Section (3). This is a subject which should present no difficulty. The British are willing to contribute to the construction, maintenance and operation of international airports not only in their own territory but in countries unable or unwilling to meet the standards required. (This is in addition to responsibility for airports needed for international security reasons.)
Section (4) should cause no difficulty. There is some disagreement here as to what level the arbitration machinery should be on. That is, whether entirely governmental, mixed government-operator, or entirely among operators. They seem to think the latter would be too close to a possible cartel to be acceptable. With respect [Page 395] to section (5), that is freedom of the air, the comments on the entire agenda apply. For Empire reasons, the British are fully aware they must subscribe to a degree of freedom of the air sufficient to enable them to fly to and across the Colonies and Dominions for purpose of maintaining influence on the Continent. They realize they must also subscribe to a policy of sufficient freedom of the air to permit them to fly to and across the European countries, and to participate in developments there. Emotionally they link it to their traditional policy of freedom of the seas; furthermore, as a broad principle they are committed to it, even though their list of exceptions might be long and their fear of it great.
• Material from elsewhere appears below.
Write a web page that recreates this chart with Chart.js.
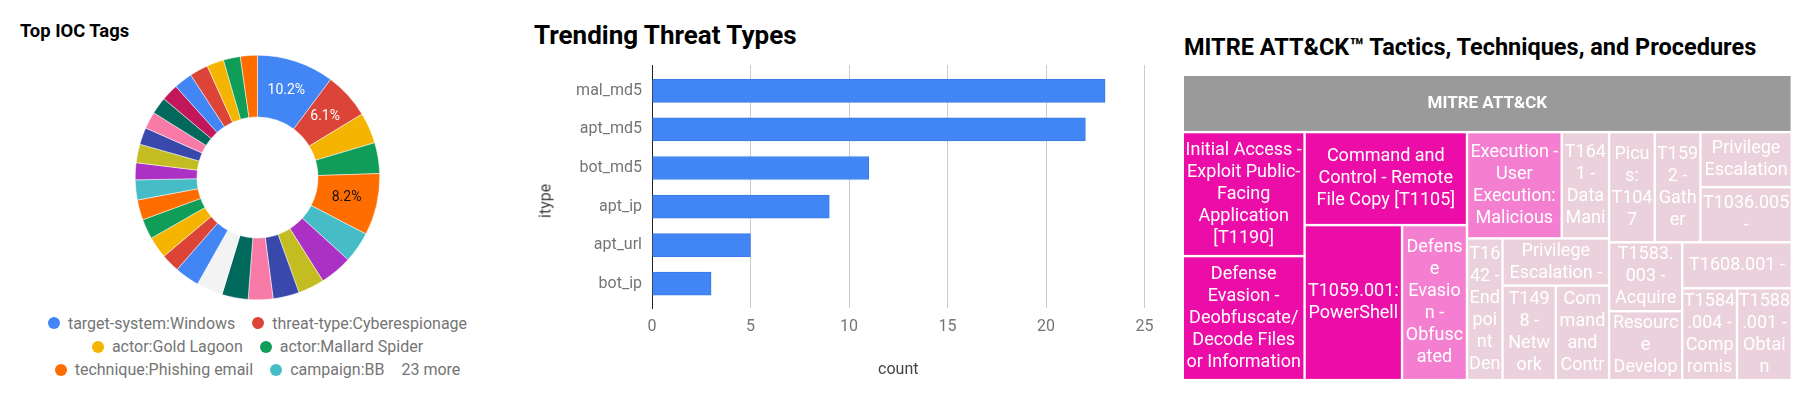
<!DOCTYPE html>
<html>
<head>
<meta charset="utf-8">
<script src="https://cdn.jsdelivr.net/npm/chart.js@4.4.1/dist/chart.umd.min.js"></script>
<style>
  html, body { margin: 0; padding: 0; background: #fff; width: 1809px; height: 399px; overflow: hidden; font-family: Roboto, "Noto Sans", sans-serif; }
  canvas { position: absolute; }
  .title { position: absolute; font-family: Roboto, sans-serif; font-weight: bold; color: #000; white-space: nowrap; line-height: 1; }
  #legend { position: absolute; left: 42.5px; top: 311.7px; width: 430px; display: flex; flex-wrap: wrap; justify-content: center; column-gap: 17px; font: 16px Roboto, sans-serif; color: #757575; }
  .li { display: flex; align-items: center; height: 23.3px; white-space: nowrap; }
  .dot { width: 12px; height: 12px; border-radius: 50%; margin-right: 8px; }
  #itype { position: absolute; left: 544.5px; top: 201px; transform: translate(-50%, -50%) rotate(-90deg); font: 16px Roboto, sans-serif; color: #444; white-space: nowrap; }
</style>
</head>
<body>
<div class="title" id="t1" style="left:20px; top:21.8px; font-size:18.4px;">Top IOC Tags</div>
<div class="title" id="t2" style="left:534px; top:22.4px; font-size:26px;">Trending Threat Types</div>
<div class="title" id="t3" style="left:1184px; top:36.3px; font-size:23.5px;">MITRE ATT&amp;CK™ Tactics, Techniques, and Procedures</div>
<canvas id="donut" width="245" height="245" style="left:135px; top:55px; width:245px; height:245px;"></canvas>
<div id="legend"></div>
<canvas id="bars" width="650" height="399" style="left:520px; top:0px; width:650px; height:399px;"></canvas>
<div id="itype">itype</div>
<canvas id="tree" width="620" height="320" style="left:1180px; top:70px; width:620px; height:320px;"></canvas>

<script>
// ---------------- DATA ----------------
const iocTags = [
  'target-system:Windows', 'threat-type:Cyberespionage', 'actor:Gold Lagoon', 'actor:Mallard Spider',
  'technique:Phishing email', 'campaign:BB', 'tag 7', 'tag 8', 'tag 9', 'tag 10', 'tag 11', 'tag 12',
  'tag 13', 'tag 14', 'tag 15', 'tag 16', 'tag 17', 'tag 18', 'tag 19', 'tag 20', 'tag 21', 'tag 22',
  'tag 23', 'tag 24', 'tag 25', 'tag 26', 'tag 27', 'tag 28', 'tag 29'
];
const iocCounts = [50, 30, 20, 20, 40, 20, 21, 17, 17, 16, 17, 17, 16, 12, 14, 13, 13, 13, 11, 12, 11, 11, 11, 11, 12, 12, 11, 11, 11];
const iocColors = [
  '#4285f4', '#db4437', '#f4b400', '#0f9d58', '#ff6d00', '#46bdc6', '#ab30c4', '#c4bd22', '#3949ab', '#f77ba6',
  '#00695c', '#f3f3f3', '#4285f4', '#db4437', '#f4b400', '#0f9d58', '#ff6d00', '#46bdc6', '#ab30c4', '#c4bd22',
  '#3949ab', '#f77ba6', '#00695c', '#c2185b', '#4285f4', '#db4437', '#f4b400', '#0f9d58', '#ff6d00'
];
const legendShown = 6;

const threatTypes = ['mal_md5', 'apt_md5', 'bot_md5', 'apt_ip', 'apt_url', 'bot_ip'];
const threatCounts = [23, 22, 11, 9, 5, 3];
const countTicks = { min: 0, max: 25, step: 5 };

const ttpRoot = 'MITRE ATT&CK';
const ttpLabels = [
  'Initial Access - Exploit Public-Facing Application [T1190]',
  'Defense Evasion - Deobfuscate/Decode Files or Information [T1140]',
  'Command and Control - Remote File Copy [T1105]',
  'T1059.001: PowerShell',
  'Defense Evasion - Obfuscated Files or Information [T1027]',
  'Execution - User Execution: Malicious File [T1204.002]',
  'T1641 - Data Manipulation',
  'T1642 - Endpoint Denial of Service',
  'Privilege Escalation - Valid Accounts [T1078]',
  'T1498 - Network Denial of Service',
  'Command and Control - Application Layer Protocol [T1071]',
  'Picus: T1047',
  'T1592 - Gather Victim Host Information',
  'Privilege Escalation - Process Injection [T1055]',
  'T1036.005 - Masquerading: Match Legitimate Name or Location',
  'T1583.003 - Acquire Infrastructure: Virtual Private Server',
  'Resource Development - Acquire Infrastructure [T1583]',
  'T1608.001 - Upload Malware',
  'T1584.004 - Compromise Infrastructure: Server',
  'T1588.001 - Obtain Capabilities: Malware'
];
const ttpValues = [3, 3, 3, 3, 2, 2, 1, 1, 1, 1, 1, 1, 1, 1, 1, 1, 1, 1, 1, 1];

// ---------------- STYLE ----------------
const FONT = 'Roboto';
Chart.defaults.font.family = FONT;
Chart.defaults.animation = false;

// ---------------- DONUT ----------------
function luminance(hex) {
  const n = parseInt(hex.slice(1), 16);
  const c = [(n >> 16) & 255, (n >> 8) & 255, n & 255].map(v => { v /= 255; return v <= 0.03928 ? v / 12.92 : Math.pow((v + 0.055) / 1.055, 2.4); });
  return 0.2126 * c[0] + 0.7152 * c[1] + 0.0722 * c[2];
}
const donutLabels = {
  id: 'donutLabels',
  afterDatasetsDraw(chart) {
    const ctx = chart.ctx;
    const ds = chart.data.datasets[0];
    const total = ds.data.reduce((a, b) => a + b, 0);
    const meta = chart.getDatasetMeta(0);
    ctx.save();
    ctx.font = '14px ' + FONT;
    ctx.textAlign = 'center';
    ctx.textBaseline = 'middle';
    meta.data.forEach((arc, i) => {
      const pct = ds.data[i] / total * 100;
      if (pct < 5) return;
      const p = arc.tooltipPosition();
      ctx.fillStyle = luminance(ds.backgroundColor[i]) > 0.3 ? '#111' : '#fff';
      ctx.fillText(pct.toFixed(1) + '%', p.x, p.y);
    });
    ctx.restore();
  }
};
new Chart(document.getElementById('donut'), {
  type: 'doughnut',
  data: { labels: iocTags, datasets: [{ data: iocCounts, backgroundColor: iocColors, borderColor: '#fff', borderWidth: 0.5 }] },
  options: {
    responsive: false, cutout: '49.5%',
    plugins: { legend: { display: false }, tooltip: { enabled: false } }
  },
  plugins: [donutLabels]
});
// HTML legend built from the data
(function () {
  const lg = document.getElementById('legend');
  for (let i = 0; i < legendShown; i++) {
    const it = document.createElement('div'); it.className = 'li';
    const d = document.createElement('span'); d.className = 'dot'; d.style.background = iocColors[i];
    const t = document.createElement('span'); t.textContent = iocTags[i];
    it.appendChild(d); it.appendChild(t); lg.appendChild(it);
  }
  const more = document.createElement('div'); more.className = 'li';
  more.textContent = (iocTags.length - legendShown) + ' more';
  lg.appendChild(more);
})();

// ---------------- BARS ----------------
new Chart(document.getElementById('bars'), {
  type: 'bar',
  data: {
    datasets: [{
      data: threatCounts.map((v, i) => ({ x: v, y: i })),
      backgroundColor: '#4285f4', borderColor: '#3b7be9', borderWidth: 1, barThickness: 23
    }]
  },
  options: {
    responsive: false, indexAxis: 'y',
    layout: { padding: { top: 65, right: 25.5, left: 0, bottom: 0 } },
    plugins: { legend: { display: false }, tooltip: { enabled: false } },
    scales: {
      x: {
        type: 'linear', min: countTicks.min, max: countTicks.max,
        ticks: { stepSize: countTicks.step, color: '#757575', font: { size: 16 }, padding: 9 },
        grid: { color: c => (c.tick && c.tick.value === 0) ? 'rgba(0,0,0,0)' : '#cccccc', drawTicks: false, lineWidth: 1 },
        border: { display: false },
        title: { display: true, text: 'count', color: '#444', font: { size: 16 }, padding: { top: 0, bottom: 19 } },
        afterFit: s => { s.height = 91; }
      },
      y: {
        type: 'linear', reverse: true, offset: false, min: -0.67, max: threatTypes.length - 0.37,
        ticks: { stepSize: 1, includeBounds: false, color: '#757575', font: { size: 16 }, padding: 10,
          callback: v => threatTypes[v] !== undefined ? threatTypes[v] : '' },
        grid: { display: false, drawTicks: false, offset: false },
        border: { display: true, color: '#222', width: 1 },
        afterFit: s => { s.width = 132; }
      }
    }
  }
});

// ---------------- TREEMAP ----------------
function lerpColor(a, b, t) {
  const pa = parseInt(a.slice(1), 16), pb = parseInt(b.slice(1), 16);
  const ch = s => [(s >> 16) & 255, (s >> 8) & 255, s & 255];
  const ca = ch(pa), cb = ch(pb);
  return 'rgb(' + ca.map((v, i) => Math.round(v + (cb[i] - v) * t)).join(',') + ')';
}
const TM = { minColor: '#ead1dc', midColor: '#f47fd0', maxColor: '#ec0ca8', headerColor: '#9a9a9a', gap: 2.4, header: 57.3, lineH: 22, fontSize: 18 };
function cellColor(v, vmin, vmax) {
  const t = vmax === vmin ? 1 : (v - vmin) / (vmax - vmin);
  return t <= 0.5 ? lerpColor(TM.minColor, TM.midColor, t * 2) : lerpColor(TM.midColor, TM.maxColor, (t - 0.5) * 2);
}
function binaryLayout(nodes, r, size, out) {
  if (nodes.length === 1) { out.push({ node: nodes[0], r }); return; }
  const total = nodes.reduce((s, n) => s + n.value, 0);
  let k = 0, acc = 0;
  while (k < nodes.length - 1 && acc + nodes[k].value < total / 2) { acc += nodes[k].value; k++; }
  if (k === 0) { k = 1; acc = nodes[0].value; }
  const f = acc / total;
  const a = nodes.slice(0, k), b = nodes.slice(k);
  const s = size(r);
  if (s.w >= s.h) {
    const xm = r.x0 + (r.x1 - r.x0) * f;
    binaryLayout(a, { x0: r.x0, y0: r.y0, x1: xm, y1: r.y1 }, size, out);
    binaryLayout(b, { x0: xm, y0: r.y0, x1: r.x1, y1: r.y1 }, size, out);
  } else {
    const ym = r.y0 + (r.y1 - r.y0) * f;
    binaryLayout(a, { x0: r.x0, y0: r.y0, x1: r.x1, y1: ym }, size, out);
    binaryLayout(b, { x0: r.x0, y0: ym, x1: r.x1, y1: r.y1 }, size, out);
  }
}
function wrapText(ctx, text, maxW) {
  // break opportunities: spaces, and after '-', '/' or '.' inside a word
  const tokens = [];
  text.split(' ').forEach((w, wi) => {
    const parts = w.match(/[^\-\/.]*[\-\/.]+|[^\-\/.]+/g) || [w];
    parts.forEach((p, pi) => tokens.push({ t: p, sp: wi > 0 && pi === 0 }));
  });
  const lines = []; let line = '';
  const fits = s => ctx.measureText(s).width <= maxW;
  tokens.forEach(tok => {
    const cand = line ? line + (tok.sp ? ' ' : '') + tok.t : tok.t;
    if (fits(cand)) { line = cand; return; }
    if (line) { lines.push(line); line = ''; }
    if (fits(tok.t)) { line = tok.t; return; }
    for (const ch of tok.t) {
      if (line && !fits(line + ch)) { lines.push(line); line = ch; } else line += ch;
    }
  });
  if (line) lines.push(line);
  return lines;
}
const treemapPlugin = {
  id: 'ttpTreemap',
  afterDraw(chart) {
    const ctx = chart.ctx, xs = chart.scales.x, ys = chart.scales.y;
    const px = v => xs.getPixelForValue(v), py = v => ys.getPixelForValue(v);
    const size = r => ({ w: px(r.x1) - px(r.x0), h: py(r.y1) - py(r.y0) });
    const hf = TM.header / (py(1) - py(0));
    ctx.save();
    // root header
    const hx0 = px(0), hy0 = py(0), hw = px(1) - px(0) - TM.gap, hh = py(hf) - py(0) - TM.gap;
    ctx.fillStyle = TM.headerColor; ctx.fillRect(hx0, hy0, hw, hh);
    ctx.fillStyle = '#fff'; ctx.font = 'bold 17px ' + FONT; ctx.textAlign = 'center'; ctx.textBaseline = 'middle';
    ctx.fillText(ttpRoot, hx0 + hw / 2, hy0 + hh / 2);
    // leaves
    const nodes = ttpLabels.map((l, i) => ({ label: l, value: ttpValues[i] }));
    const vmin = Math.min(...ttpValues), vmax = Math.max(...ttpValues);
    const out = [];
    binaryLayout(nodes, { x0: 0, y0: hf, x1: 1, y1: 1 }, size, out);
    ctx.font = TM.fontSize + 'px ' + FONT;
    out.forEach(({ node, r }) => {
      const x0 = px(r.x0), y0 = py(r.y0);
      const w = px(r.x1) - x0 - TM.gap, h = py(r.y1) - y0 - TM.gap;
      ctx.fillStyle = cellColor(node.value, vmin, vmax);
      ctx.fillRect(x0, y0, w, h);
      ctx.save();
      ctx.beginPath(); ctx.rect(x0, y0, w, h); ctx.clip();
      const lines = wrapText(ctx, node.label, w - 1);
      const n = Math.min(lines.length, Math.floor(h / TM.lineH));
      ctx.fillStyle = '#fff';
      for (let i = 0; i < n; i++) ctx.fillText(lines[i], x0 + w / 2, y0 + h / 2 + (i - (n - 1) / 2) * TM.lineH);
      ctx.restore();
    });
    ctx.restore();
  }
};
new Chart(document.getElementById('tree'), {
  type: 'scatter',
  data: { datasets: [{ data: [] }] },
  options: {
    responsive: false,
    layout: { padding: { left: 4, top: 6, right: 7, bottom: 8.7 } },
    plugins: { legend: { display: false }, tooltip: { enabled: false } },
    scales: {
      x: { type: 'linear', min: 0, max: 1, display: false },
      y: { type: 'linear', min: 0, max: 1, reverse: true, display: false }
    }
  },
  plugins: [treemapPlugin]
});
</script>
</body>
</html>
The question of international operating agencies is one to which the British have given much thought. As the Department is aware, a certain sector of British opinion would like to see all international aviation owned and operated by an international body. The British are fully aware, however, that even if such a doctrine would be acceptable here, which is improbable, it would not be acceptable to the United States. They do believe that for the Axis nations and probably for internal flying in Europe, at least for some years, an international operating agency is the only answer. (The air lines of the non-Axis European countries flying from Europe to points outside of Europe probably would not be included in the international operating agency. Thus Sabent, LKM,42 et cetera would only be affected insofar as their European services are concerned).
Under point 2 (International Air Transport Authority) most of the points previously mentioned are restated. Paragraphs (2), (6), (7), (11), (12) echo the restrictive tone running through the statement of general principles.
The British believe that a failure to come to at least some agreement in the preliminary talks and in the full international conference would be disastrous. It is probable that overriding all specific points and doubts, is the considered view of the Government that there must be some sort of Anglo-American understanding on the air question.
The agenda is largely the work of Peter Masefield, who came back from his trip to the United States thoroughly frightened by the potentialities of United States international civil aviation.
Many of the above remarks may need reappraisal and change of emphasis during the next few weeks; as we note them we will report currently on such changes.